Human health depends on the presence of some bacteria, such as Lactobacillus acidophilus, in the digestive tract and the vaginal mucous membranes. There are at least 400 kinds of microorganisms found in the gastrointestinal tract. This amounts to about three pounds of bacteria in the healthy human intestine. These bacteria are essential in the functioning of the intestinal tract. They are integral ingredients to improving nutrition and protecting against disease. In fact, the word “probiotic” which is used to refer to these friendly bacteria, comes from two Greek words meaning “for life.”
Maintaining and promoting the growth of helpful bacteria, while destroying the harmful strains, is vital to health. If harmful bacteria grow in too great a proportion, serious consequences can arise. A number of diseases such as rheumatoid arthritis, ankylosing spondylitis (rheumatoid arthritis of the spine), colitis, diabetes, meningitis, myasthenia gravis (a neuromuscular defect which causes muscular weakness and debility, thyroid disease and bowel cancer are thought to result from significantly altered bowel flora.
The antibiotics administered to kill harmful bacteria affect the helpful strains as well, creating severe side effects and repercussions for digestion and immunity.

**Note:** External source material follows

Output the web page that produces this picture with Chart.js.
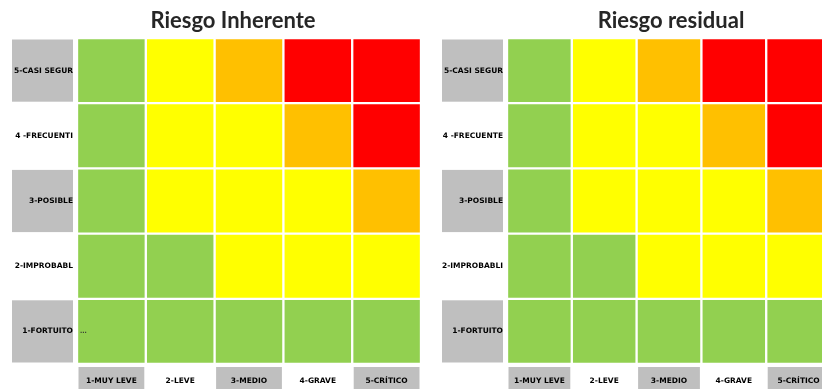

Because animals are given large doses of antibiotics, eating meat is often detrimental to friendly flora. Poor diets, emotional upsets and psychological pressures also play a role in reducing the number of friendly bacteria in our bodies.
Helpful bacteria, on the other hand, such as L. acidophilus and B. bifidum, have the ability to kill off other bacteria by secreting small quantities of antibiotic-like substances, including lactic acid, acetic acid, benzoic acid, hydrogen peroxide, acidolin, lactocidin and acidophilin. These substances have a wide spectrum of activity against harmful, food-borne bacteria, such as escherichia (particularly E.coli), salmonella, klebsiella, enterobacter, pseudomonas, serratia and bacteroides. Research has shown that the benefits of these friendly bacteria are achieved without the undesirable side effects of antibiotic therapy, including diarrhea, digestive problems and vaginal yeast infections.
It is true to say that our very lives depend upon these friendly bacteria. The level of health and well being we enjoy is affected by how well we maintain a wholesome environment, in which these organisms can live and flourish. The regular inclusion of supplemental flora in the diet ensures that healthy growth of needed bacterium is maintained. However, different species vary considerably in the benefits they offer.